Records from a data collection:
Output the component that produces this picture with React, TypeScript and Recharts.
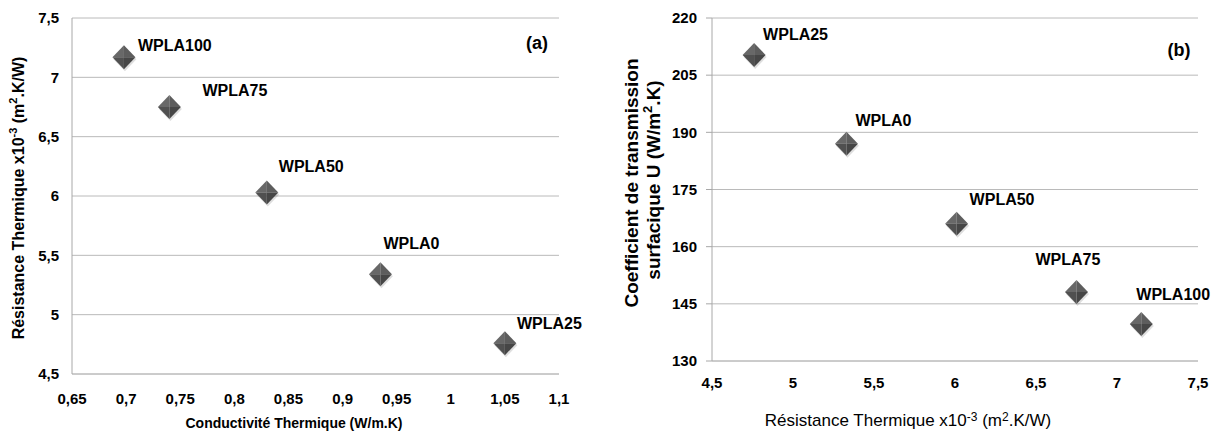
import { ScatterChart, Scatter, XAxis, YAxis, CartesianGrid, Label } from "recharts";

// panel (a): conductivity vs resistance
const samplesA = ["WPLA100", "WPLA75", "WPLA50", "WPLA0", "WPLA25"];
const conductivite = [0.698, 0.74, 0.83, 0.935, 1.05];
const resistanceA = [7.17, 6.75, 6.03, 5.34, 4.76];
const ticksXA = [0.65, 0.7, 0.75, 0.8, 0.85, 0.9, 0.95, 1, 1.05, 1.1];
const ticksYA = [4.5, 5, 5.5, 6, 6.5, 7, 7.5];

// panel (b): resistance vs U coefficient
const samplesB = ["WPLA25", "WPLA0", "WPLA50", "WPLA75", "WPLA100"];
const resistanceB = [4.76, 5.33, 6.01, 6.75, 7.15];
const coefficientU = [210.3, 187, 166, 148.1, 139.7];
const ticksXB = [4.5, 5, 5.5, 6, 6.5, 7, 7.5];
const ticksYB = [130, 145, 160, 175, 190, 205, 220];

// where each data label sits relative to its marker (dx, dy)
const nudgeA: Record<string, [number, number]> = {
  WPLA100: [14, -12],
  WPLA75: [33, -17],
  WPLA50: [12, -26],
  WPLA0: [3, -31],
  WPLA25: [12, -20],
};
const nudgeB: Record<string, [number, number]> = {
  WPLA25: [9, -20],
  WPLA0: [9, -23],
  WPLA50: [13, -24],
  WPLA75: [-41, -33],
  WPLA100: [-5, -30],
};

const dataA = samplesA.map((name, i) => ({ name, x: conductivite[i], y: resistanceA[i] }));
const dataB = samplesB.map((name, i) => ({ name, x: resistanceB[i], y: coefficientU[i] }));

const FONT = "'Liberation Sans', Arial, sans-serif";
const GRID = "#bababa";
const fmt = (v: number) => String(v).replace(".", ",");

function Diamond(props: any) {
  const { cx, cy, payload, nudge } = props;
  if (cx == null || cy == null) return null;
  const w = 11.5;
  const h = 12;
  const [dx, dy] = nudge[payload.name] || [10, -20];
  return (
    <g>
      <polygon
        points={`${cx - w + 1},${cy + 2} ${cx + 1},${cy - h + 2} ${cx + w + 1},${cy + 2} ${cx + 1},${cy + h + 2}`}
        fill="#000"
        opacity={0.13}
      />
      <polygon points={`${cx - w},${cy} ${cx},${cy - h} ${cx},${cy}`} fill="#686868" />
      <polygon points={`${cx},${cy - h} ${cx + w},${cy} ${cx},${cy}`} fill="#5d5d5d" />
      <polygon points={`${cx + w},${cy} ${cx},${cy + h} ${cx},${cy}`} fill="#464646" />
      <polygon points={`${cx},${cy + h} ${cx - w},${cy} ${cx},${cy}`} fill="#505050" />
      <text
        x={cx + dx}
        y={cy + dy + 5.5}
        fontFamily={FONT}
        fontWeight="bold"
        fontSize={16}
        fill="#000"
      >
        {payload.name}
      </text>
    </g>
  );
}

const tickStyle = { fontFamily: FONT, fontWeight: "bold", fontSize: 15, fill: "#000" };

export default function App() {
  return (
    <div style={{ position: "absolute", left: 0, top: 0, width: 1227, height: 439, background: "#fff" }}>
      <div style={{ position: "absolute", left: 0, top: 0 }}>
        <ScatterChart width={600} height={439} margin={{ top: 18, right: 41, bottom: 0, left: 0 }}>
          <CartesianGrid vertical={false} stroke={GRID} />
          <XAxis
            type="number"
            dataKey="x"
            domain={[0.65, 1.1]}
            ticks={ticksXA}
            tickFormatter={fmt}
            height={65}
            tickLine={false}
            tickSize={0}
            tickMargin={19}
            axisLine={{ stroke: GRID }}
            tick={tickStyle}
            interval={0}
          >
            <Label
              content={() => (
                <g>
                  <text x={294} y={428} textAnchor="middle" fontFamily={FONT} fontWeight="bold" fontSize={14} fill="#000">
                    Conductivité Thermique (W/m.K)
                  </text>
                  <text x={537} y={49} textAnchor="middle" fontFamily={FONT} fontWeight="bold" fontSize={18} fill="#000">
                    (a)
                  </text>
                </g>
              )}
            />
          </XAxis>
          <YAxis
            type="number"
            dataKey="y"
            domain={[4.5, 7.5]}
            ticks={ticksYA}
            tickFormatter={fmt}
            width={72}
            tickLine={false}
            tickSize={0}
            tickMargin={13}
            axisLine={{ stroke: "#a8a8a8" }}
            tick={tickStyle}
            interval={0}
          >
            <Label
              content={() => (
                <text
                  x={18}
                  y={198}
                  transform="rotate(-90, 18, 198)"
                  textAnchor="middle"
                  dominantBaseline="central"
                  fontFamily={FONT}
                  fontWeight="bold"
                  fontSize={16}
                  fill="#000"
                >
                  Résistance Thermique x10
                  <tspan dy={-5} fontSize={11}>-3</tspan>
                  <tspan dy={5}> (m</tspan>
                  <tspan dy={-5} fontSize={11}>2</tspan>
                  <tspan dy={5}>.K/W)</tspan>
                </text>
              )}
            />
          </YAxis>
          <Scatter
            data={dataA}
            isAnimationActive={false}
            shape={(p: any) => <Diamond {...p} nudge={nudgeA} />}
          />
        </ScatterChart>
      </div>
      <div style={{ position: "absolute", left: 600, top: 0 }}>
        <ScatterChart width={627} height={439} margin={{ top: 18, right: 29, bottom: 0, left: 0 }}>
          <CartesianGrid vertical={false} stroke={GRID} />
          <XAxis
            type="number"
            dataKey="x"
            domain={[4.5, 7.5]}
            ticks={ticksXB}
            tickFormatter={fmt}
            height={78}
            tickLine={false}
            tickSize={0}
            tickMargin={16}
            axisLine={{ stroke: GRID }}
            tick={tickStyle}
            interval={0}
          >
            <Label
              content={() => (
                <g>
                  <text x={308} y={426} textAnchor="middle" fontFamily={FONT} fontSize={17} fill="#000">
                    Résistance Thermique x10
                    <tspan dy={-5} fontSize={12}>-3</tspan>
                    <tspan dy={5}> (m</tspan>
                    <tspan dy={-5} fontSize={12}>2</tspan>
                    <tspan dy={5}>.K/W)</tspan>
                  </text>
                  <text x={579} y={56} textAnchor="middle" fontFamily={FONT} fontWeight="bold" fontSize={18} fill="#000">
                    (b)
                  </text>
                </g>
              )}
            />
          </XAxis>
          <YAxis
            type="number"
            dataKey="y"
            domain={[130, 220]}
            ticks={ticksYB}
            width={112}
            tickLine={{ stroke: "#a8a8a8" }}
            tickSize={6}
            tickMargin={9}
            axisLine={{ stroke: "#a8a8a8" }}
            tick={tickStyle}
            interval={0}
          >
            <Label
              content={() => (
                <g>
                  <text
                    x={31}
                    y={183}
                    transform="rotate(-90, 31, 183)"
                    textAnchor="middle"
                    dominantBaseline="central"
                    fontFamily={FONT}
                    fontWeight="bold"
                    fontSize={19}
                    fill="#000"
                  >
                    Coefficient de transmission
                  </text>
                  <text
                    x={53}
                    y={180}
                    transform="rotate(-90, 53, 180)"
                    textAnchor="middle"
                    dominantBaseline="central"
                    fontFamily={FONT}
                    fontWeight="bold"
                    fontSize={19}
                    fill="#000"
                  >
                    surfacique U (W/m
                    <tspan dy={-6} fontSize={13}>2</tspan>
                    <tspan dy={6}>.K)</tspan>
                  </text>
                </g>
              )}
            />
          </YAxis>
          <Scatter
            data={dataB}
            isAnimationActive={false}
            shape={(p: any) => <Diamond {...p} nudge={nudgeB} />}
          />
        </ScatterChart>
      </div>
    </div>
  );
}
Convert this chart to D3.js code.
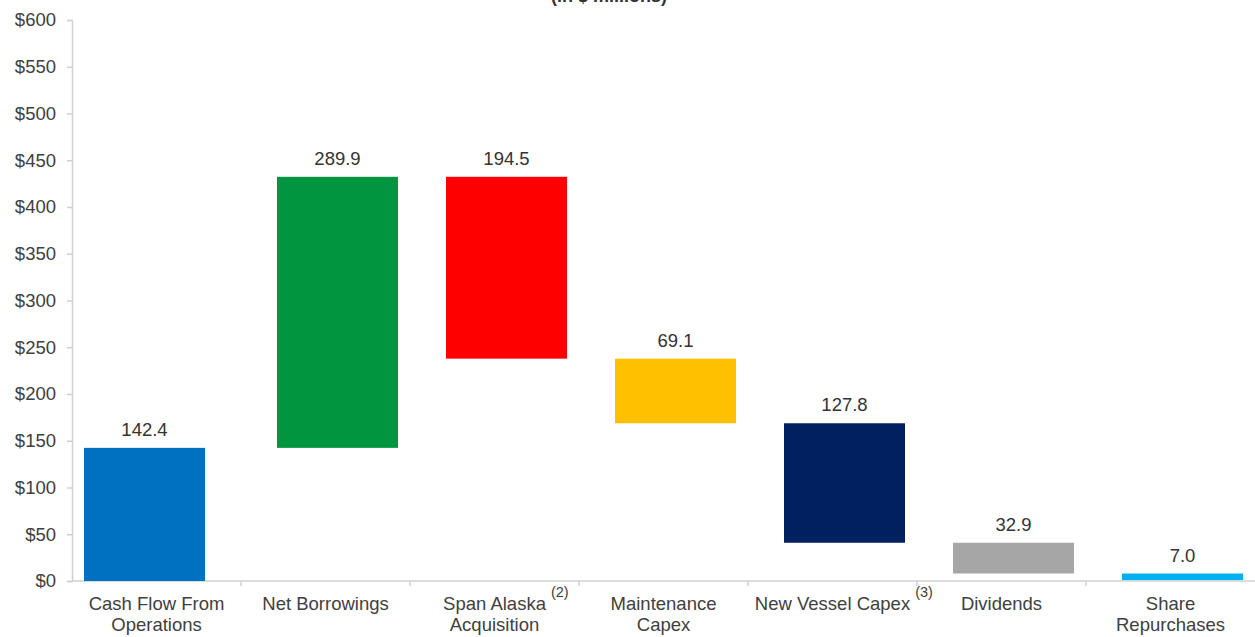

* **Set problem**: Without including any pictures, print each record exactly.

* **Output below**:
Output the component that produces this picture with React, TypeScript and Recharts.
import { ScatterChart, Scatter, XAxis, YAxis, CartesianGrid, Label } from "recharts";

// panel (a): conductivity vs resistance
const samplesA = ["WPLA100", "WPLA75", "WPLA50", "WPLA0", "WPLA25"];
const conductivite = [0.698, 0.74, 0.83, 0.935, 1.05];
const resistanceA = [7.17, 6.75, 6.03, 5.34, 4.76];
const ticksXA = [0.65, 0.7, 0.75, 0.8, 0.85, 0.9, 0.95, 1, 1.05, 1.1];
const ticksYA = [4.5, 5, 5.5, 6, 6.5, 7, 7.5];

// panel (b): resistance vs U coefficient
const samplesB = ["WPLA25", "WPLA0", "WPLA50", "WPLA75", "WPLA100"];
const resistanceB = [4.76, 5.33, 6.01, 6.75, 7.15];
const coefficientU = [210.3, 187, 166, 148.1, 139.7];
const ticksXB = [4.5, 5, 5.5, 6, 6.5, 7, 7.5];
const ticksYB = [130, 145, 160, 175, 190, 205, 220];

// where each data label sits relative to its marker (dx, dy)
const nudgeA: Record<string, [number, number]> = {
  WPLA100: [14, -12],
  WPLA75: [33, -17],
  WPLA50: [12, -26],
  WPLA0: [3, -31],
  WPLA25: [12, -20],
};
const nudgeB: Record<string, [number, number]> = {
  WPLA25: [9, -20],
  WPLA0: [9, -23],
  WPLA50: [13, -24],
  WPLA75: [-41, -33],
  WPLA100: [-5, -30],
};

const dataA = samplesA.map((name, i) => ({ name, x: conductivite[i], y: resistanceA[i] }));
const dataB = samplesB.map((name, i) => ({ name, x: resistanceB[i], y: coefficientU[i] }));

const FONT = "'Liberation Sans', Arial, sans-serif";
const GRID = "#bababa";
const fmt = (v: number) => String(v).replace(".", ",");

function Diamond(props: any) {
  const { cx, cy, payload, nudge } = props;
  if (cx == null || cy == null) return null;
  const w = 11.5;
  const h = 12;
  const [dx, dy] = nudge[payload.name] || [10, -20];
  return (
    <g>
      <polygon
        points={`${cx - w + 1},${cy + 2} ${cx + 1},${cy - h + 2} ${cx + w + 1},${cy + 2} ${cx + 1},${cy + h + 2}`}
        fill="#000"
        opacity={0.13}
      />
      <polygon points={`${cx - w},${cy} ${cx},${cy - h} ${cx},${cy}`} fill="#686868" />
      <polygon points={`${cx},${cy - h} ${cx + w},${cy} ${cx},${cy}`} fill="#5d5d5d" />
      <polygon points={`${cx + w},${cy} ${cx},${cy + h} ${cx},${cy}`} fill="#464646" />
      <polygon points={`${cx},${cy + h} ${cx - w},${cy} ${cx},${cy}`} fill="#505050" />
      <text
        x={cx + dx}
        y={cy + dy + 5.5}
        fontFamily={FONT}
        fontWeight="bold"
        fontSize={16}
        fill="#000"
      >
        {payload.name}
      </text>
    </g>
  );
}

const tickStyle = { fontFamily: FONT, fontWeight: "bold", fontSize: 15, fill: "#000" };

export default function App() {
  return (
    <div style={{ position: "absolute", left: 0, top: 0, width: 1227, height: 439, background: "#fff" }}>
      <div style={{ position: "absolute", left: 0, top: 0 }}>
        <ScatterChart width={600} height={439} margin={{ top: 18, right: 41, bottom: 0, left: 0 }}>
          <CartesianGrid vertical={false} stroke={GRID} />
          <XAxis
            type="number"
            dataKey="x"
            domain={[0.65, 1.1]}
            ticks={ticksXA}
            tickFormatter={fmt}
            height={65}
            tickLine={false}
            tickSize={0}
            tickMargin={19}
            axisLine={{ stroke: GRID }}
            tick={tickStyle}
            interval={0}
          >
            <Label
              content={() => (
                <g>
                  <text x={294} y={428} textAnchor="middle" fontFamily={FONT} fontWeight="bold" fontSize={14} fill="#000">
                    Conductivité Thermique (W/m.K)
                  </text>
                  <text x={537} y={49} textAnchor="middle" fontFamily={FONT} fontWeight="bold" fontSize={18} fill="#000">
                    (a)
                  </text>
                </g>
              )}
            />
          </XAxis>
          <YAxis
            type="number"
            dataKey="y"
            domain={[4.5, 7.5]}
            ticks={ticksYA}
            tickFormatter={fmt}
            width={72}
            tickLine={false}
            tickSize={0}
            tickMargin={13}
            axisLine={{ stroke: "#a8a8a8" }}
            tick={tickStyle}
            interval={0}
          >
            <Label
              content={() => (
                <text
                  x={18}
                  y={198}
                  transform="rotate(-90, 18, 198)"
                  textAnchor="middle"
                  dominantBaseline="central"
                  fontFamily={FONT}
                  fontWeight="bold"
                  fontSize={16}
                  fill="#000"
                >
                  Résistance Thermique x10
                  <tspan dy={-5} fontSize={11}>-3</tspan>
                  <tspan dy={5}> (m</tspan>
                  <tspan dy={-5} fontSize={11}>2</tspan>
                  <tspan dy={5}>.K/W)</tspan>
                </text>
              )}
            />
          </YAxis>
          <Scatter
            data={dataA}
            isAnimationActive={false}
            shape={(p: any) => <Diamond {...p} nudge={nudgeA} />}
          />
        </ScatterChart>
      </div>
      <div style={{ position: "absolute", left: 600, top: 0 }}>
        <ScatterChart width={627} height={439} margin={{ top: 18, right: 29, bottom: 0, left: 0 }}>
          <CartesianGrid vertical={false} stroke={GRID} />
          <XAxis
            type="number"
            dataKey="x"
            domain={[4.5, 7.5]}
            ticks={ticksXB}
            tickFormatter={fmt}
            height={78}
            tickLine={false}
            tickSize={0}
            tickMargin={16}
            axisLine={{ stroke: GRID }}
            tick={tickStyle}
            interval={0}
          >
            <Label
              content={() => (
                <g>
                  <text x={308} y={426} textAnchor="middle" fontFamily={FONT} fontSize={17} fill="#000">
                    Résistance Thermique x10
                    <tspan dy={-5} fontSize={12}>-3</tspan>
                    <tspan dy={5}> (m</tspan>
                    <tspan dy={-5} fontSize={12}>2</tspan>
                    <tspan dy={5}>.K/W)</tspan>
                  </text>
                  <text x={579} y={56} textAnchor="middle" fontFamily={FONT} fontWeight="bold" fontSize={18} fill="#000">
                    (b)
                  </text>
                </g>
              )}
            />
          </XAxis>
          <YAxis
            type="number"
            dataKey="y"
            domain={[130, 220]}
            ticks={ticksYB}
            width={112}
            tickLine={{ stroke: "#a8a8a8" }}
            tickSize={6}
            tickMargin={9}
            axisLine={{ stroke: "#a8a8a8" }}
            tick={tickStyle}
            interval={0}
          >
            <Label
              content={() => (
                <g>
                  <text
                    x={31}
                    y={183}
                    transform="rotate(-90, 31, 183)"
                    textAnchor="middle"
                    dominantBaseline="central"
                    fontFamily={FONT}
                    fontWeight="bold"
                    fontSize={19}
                    fill="#000"
                  >
                    Coefficient de transmission
                  </text>
                  <text
                    x={53}
                    y={180}
                    transform="rotate(-90, 53, 180)"
                    textAnchor="middle"
                    dominantBaseline="central"
                    fontFamily={FONT}
                    fontWeight="bold"
                    fontSize={19}
                    fill="#000"
                  >
                    surfacique U (W/m
                    <tspan dy={-6} fontSize={13}>2</tspan>
                    <tspan dy={6}>.K)</tspan>
                  </text>
                </g>
              )}
            />
          </YAxis>
          <Scatter
            data={dataB}
            isAnimationActive={false}
            shape={(p: any) => <Diamond {...p} nudge={nudgeB} />}
          />
        </ScatterChart>
      </div>
    </div>
  );
}
Convert this chart to D3.js code.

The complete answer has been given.